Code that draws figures
==============================

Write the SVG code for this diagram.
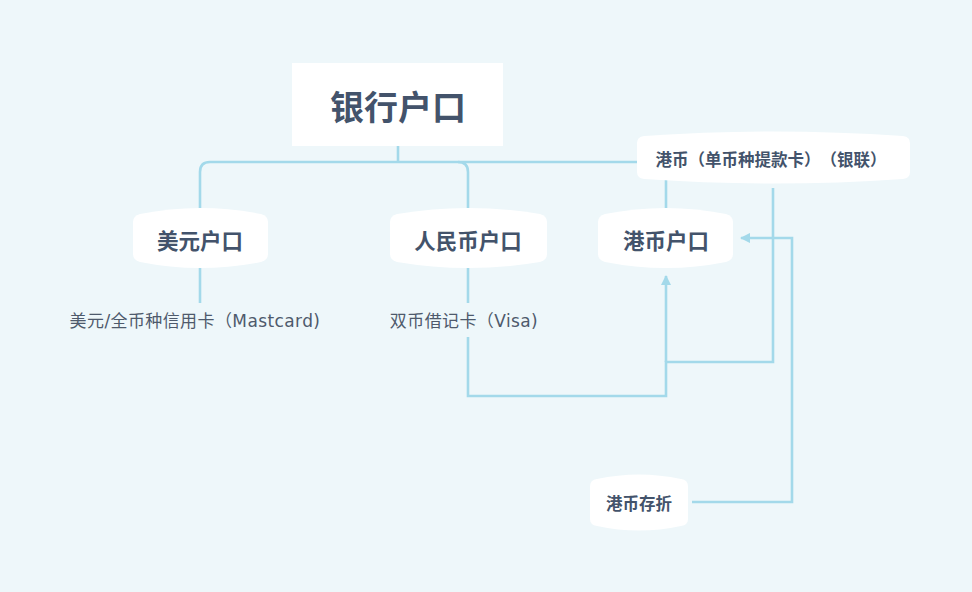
<svg xmlns="http://www.w3.org/2000/svg" width="972" height="592" viewBox="0 0 972 592">
  <style>
    .bg { fill: #eef7fa; }
    .node { fill: #ffffff; }
    .wire { fill: none; stroke: #a3d9ea; stroke-width: 2.6; }
    text { text-spacing-trim: space-all; }
    .title { font-family: "Noto Sans CJK SC", "Open Sans", sans-serif; font-weight: 700; fill: #43536b; text-anchor: middle; dominant-baseline: central; }
    .label { font-family: "DejaVu Sans", "Noto Sans CJK SC", sans-serif; font-size: 17px; letter-spacing: 0.4px; fill: #4e5a6c; text-anchor: middle; dominant-baseline: central; }
  </style>
  <defs>
    <marker id="arrow" viewBox="0 0 10 10" refX="9" refY="5" markerWidth="4" markerHeight="4" orient="auto" markerUnits="strokeWidth">
      <path d="M0,0 L10,5 L0,10 Z" fill="#a3d9ea"/>
    </marker>
  </defs>

  <rect class="bg" x="0" y="0" width="972" height="592"/>

  <!-- connectors -->
  <g id="connectors">
    <!-- root trunk and branches -->
    <path class="wire" d="M398,146 V162"/>
    <path class="wire" d="M398,162 H210 Q200,162 200,172 V210"/>
    <path class="wire" d="M398,162 H458 Q468,162 468,172 V210"/>
    <path class="wire" d="M458,162 H666 V210"/>
    <!-- account to card -->
    <path class="wire" d="M200,266 V303"/>
    <path class="wire" d="M468,266 V303"/>
    <!-- cards into HKD account -->
    <path class="wire" d="M468,337 V396 H666 V362 H773 V188"/>
    <path class="wire" d="M666,362 V276" marker-end="url(#arrow)"/>
    <!-- passbook into HKD account -->
    <path class="wire" d="M692,502 H792 V238 H741" marker-end="url(#arrow)"/>
  </g>

  <!-- root -->
  <g id="bank-account">
    <rect class="node" x="292" y="63" width="211" height="83"/>
    <text class="title" x="398" y="105" font-size="34">银行户口</text>
  </g>

  <g id="usd-account">
    <path class="node" d="M133,222 Q133,216 140,214 Q200,202 261,214 Q268,216 268,222 V254 Q268,260 261,262 Q200,274 140,262 Q133,260 133,254 Z"/>
    <text class="title" x="200" y="239" font-size="21.5">美元户口</text>
  </g>

  <g id="rmb-account">
    <path class="node" d="M390,222 Q390,216 397,214 Q468,202 540,214 Q547,216 547,222 V254 Q547,260 540,262 Q468,274 397,262 Q390,260 390,254 Z"/>
    <text class="title" x="468" y="239" font-size="21.5">人民币户口</text>
  </g>

  <g id="hkd-account">
    <path class="node" d="M598,222 Q598,216 605,214 Q666,202 726,214 Q733,216 733,222 V254 Q733,260 726,262 Q666,274 605,262 Q598,260 598,254 Z"/>
    <text class="title" x="666" y="239" font-size="21.5">港币户口</text>
  </g>

  <g id="hkd-unionpay-card">
    <path class="node" d="M637,143 Q637,137 644,136 Q773,127 903,136 Q910,137 910,143 V172 Q910,178 903,179 Q773,188 644,179 Q637,178 637,172 Z"/>
    <text class="title" x="771" y="159" font-size="16.5">港币（单币种提款卡）（银联）</text>
  </g>

  <g id="hkd-passbook">
    <path class="node" d="M590,486 Q590,480 597,479 Q639,470 681,479 Q688,480 688,486 V519 Q688,525 681,526 Q639,535 597,526 Q590,525 590,519 Z"/>
    <text class="title" x="639" y="503" font-size="16.5">港币存折</text>
  </g>

  <g id="usd-credit-card">
    <text class="label" x="195" y="321">美元/全币种信用卡（Mastcard)</text>
  </g>

  <g id="dual-debit-card">
    <text class="label" x="464" y="321">双币借记卡（Visa)</text>
  </g>
</svg>
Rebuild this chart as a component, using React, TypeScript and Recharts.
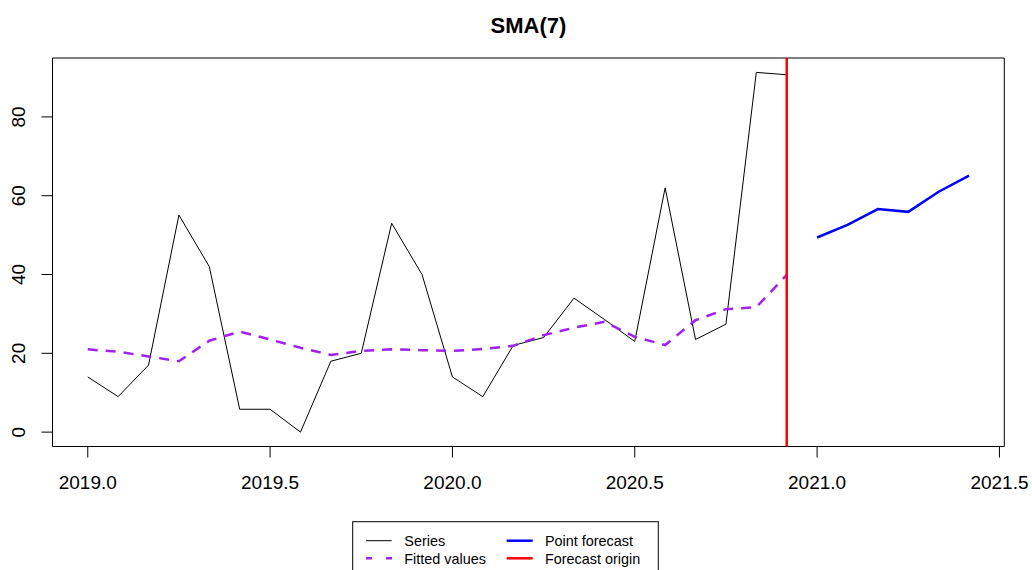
import React from 'react';
import { LineChart, Line, XAxis, YAxis, ReferenceLine, ReferenceArea } from 'recharts';

const START_YEAR = 2019;
const FREQ = 12;
const seriesValues = [14, 9, 17, 55.1, 42, 5.8, 5.8, 0, 18, 20, 53, 40, 14, 9, 22, 24, 34, 28.6, 23, 62, 23.5, 27.4, 91.3, 90.7];
const fittedValues = [21, 20.4, 19.2, 18, 23.2, 25.5, 23.5, 21.4, 19.6, 20.6, 21, 20.8, 20.6, 21.1, 21.9, 24.6, 26.5, 28, 24.2, 22.1, 28.4, 31.2, 31.7, 39.9];
const forecastValues = [49.4, 52.6, 56.6, 55.9, 61, 65.1];
const xTicks = [2019, 2019.5, 2020, 2020.5, 2021, 2021.5];
const yTicks = [0, 20, 40, 60, 80];
const legendLabels = ['Series', 'Fitted values', 'Point forecast', 'Forecast origin'];
const title = 'SMA(7)';

const timeOf = (i: number) => START_YEAR + i / FREQ;
const seriesData = seriesValues.map((v, i) => ({ t: timeOf(i), v }));
const fittedData = fittedValues.map((v, i) => ({ t: timeOf(i), v }));
const forecastData = forecastValues.map((v, i) => ({ t: timeOf(seriesValues.length + i), v }));
const forecastOrigin = timeOf(seriesValues.length - 1);

const allT = [...seriesData, ...forecastData].map((d) => d.t);
const allV = [...seriesValues, ...fittedValues, ...forecastValues];
const tMin = Math.min(...allT), tMax = Math.max(...allT);
const vMin = Math.min(...allV), vMax = Math.max(...allV);
const xDomain = [tMin - (tMax - tMin) * 0.04, tMax + (tMax - tMin) * 0.04];
const yDomain = [vMin - (vMax - vMin) * 0.04, vMax + (vMax - vMin) * 0.04];

const FONT = '"Liberation Sans", Arial, sans-serif';
const PURPLE = '#A020F0';

const XTick = (props: any) => {
  const { x, y, payload } = props;
  return (
    <text x={x} y={y + 31} textAnchor="middle" fontSize={19} fill="#000" fontFamily={FONT}>
      {Number(payload.value).toFixed(1)}
    </text>
  );
};

const YTick = (props: any) => {
  const { x, y, payload } = props;
  const bx = x - 16;
  return (
    <text x={bx} y={y} textAnchor="middle" fontSize={19} fill="#000" fontFamily={FONT} transform={`rotate(-90, ${bx}, ${y})`}>
      {payload.value}
    </text>
  );
};

export default function App() {
  return (
    <div style={{ position: 'relative', width: 1032, height: 570, overflow: 'hidden', background: '#fff' }}>
      <style>{'body{margin:0;overflow:hidden}'}</style>
      <LineChart width={1032} height={570} margin={{ top: 58, right: 27.7, bottom: 0, left: 0 }}>
        <XAxis
          type="number"
          dataKey="t"
          domain={xDomain}
          allowDataOverflow
          ticks={xTicks}
          tickSize={11}
          tickMargin={0}
          height={123.5}
          axisLine={false}
          tickLine={{ stroke: '#000', strokeWidth: 1 }}
          tick={<XTick />}
          interval={0}
        />
        <YAxis
          type="number"
          domain={yDomain}
          allowDataOverflow
          ticks={yTicks}
          tickSize={11}
          tickMargin={0}
          width={52.5}
          axisLine={false}
          tickLine={{ stroke: '#000', strokeWidth: 1 }}
          tick={<YTick />}
          interval={0}
        />
        <ReferenceArea x1={xDomain[0]} x2={xDomain[1]} y1={yDomain[0]} y2={yDomain[1]} fill="none" stroke="#000" strokeWidth={1} fillOpacity={0} ifOverflow="visible" />
        <Line data={seriesData} dataKey="v" type="linear" stroke="#000" strokeWidth={1} dot={false} isAnimationActive={false} />
        <Line data={fittedData} dataKey="v" type="linear" stroke={PURPLE} strokeWidth={2.5} strokeDasharray="10 8" dot={false} isAnimationActive={false} />
        <Line data={forecastData} dataKey="v" type="linear" stroke="#0000FF" strokeWidth={2.5} dot={false} isAnimationActive={false} />
        <ReferenceLine x={forecastOrigin} stroke="#FF0000" strokeWidth={2.5} ifOverflow="visible" />
      </LineChart>
      <svg width={1032} height={570} style={{ position: 'absolute', left: 0, top: 0, pointerEvents: 'none' }}>
        <text x={528.4} y={33} textAnchor="middle" fontSize={22} fontWeight="bold" fill="#000" fontFamily={FONT}>{title}</text>
        <rect x={352.7} y={521.7} width={305.6} height={60} fill="#fff" stroke="#000" strokeWidth={1} />
        <line x1={366} x2={391.7} y1={540.7} y2={540.7} stroke="#000" strokeWidth={1} />
        <text x={404.3} y={546} fontSize={14.4} fill="#000" fontFamily={FONT}>{legendLabels[0]}</text>
        <line x1={366} x2={392} y1={558.3} y2={558.3} stroke={PURPLE} strokeWidth={2.5} strokeDasharray="6 14" />
        <text x={404.3} y={563.6} fontSize={14.4} fill="#000" fontFamily={FONT}>{legendLabels[1]}</text>
        <line x1={506.7} x2={532.7} y1={540.7} y2={540.7} stroke="#0000FF" strokeWidth={2.5} />
        <text x={545} y={546} fontSize={14.4} fill="#000" fontFamily={FONT}>{legendLabels[2]}</text>
        <line x1={506.7} x2={532.7} y1={558.3} y2={558.3} stroke="#FF0000" strokeWidth={2.5} />
        <text x={545} y={563.6} fontSize={14.4} fill="#000" fontFamily={FONT}>{legendLabels[3]}</text>
      </svg>
    </div>
  );
}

==============================

• [Objective]: Using the data above, copy exactly the lines from the one containing "Rebuild this chart" to the one containing "const title = 'SMA(7)';", inclusive. Exclude the pictures.

• [The result]:
Rebuild this chart as a component, using React, TypeScript and Recharts.
import React from 'react';
import { LineChart, Line, XAxis, YAxis, ReferenceLine, ReferenceArea } from 'recharts';

const START_YEAR = 2019;
const FREQ = 12;
const seriesValues = [14, 9, 17, 55.1, 42, 5.8, 5.8, 0, 18, 20, 53, 40, 14, 9, 22, 24, 34, 28.6, 23, 62, 23.5, 27.4, 91.3, 90.7];
const fittedValues = [21, 20.4, 19.2, 18, 23.2, 25.5, 23.5, 21.4, 19.6, 20.6, 21, 20.8, 20.6, 21.1, 21.9, 24.6, 26.5, 28, 24.2, 22.1, 28.4, 31.2, 31.7, 39.9];
const forecastValues = [49.4, 52.6, 56.6, 55.9, 61, 65.1];
const xTicks = [2019, 2019.5, 2020, 2020.5, 2021, 2021.5];
const yTicks = [0, 20, 40, 60, 80];
const legendLabels = ['Series', 'Fitted values', 'Point forecast', 'Forecast origin'];
const title = 'SMA(7)';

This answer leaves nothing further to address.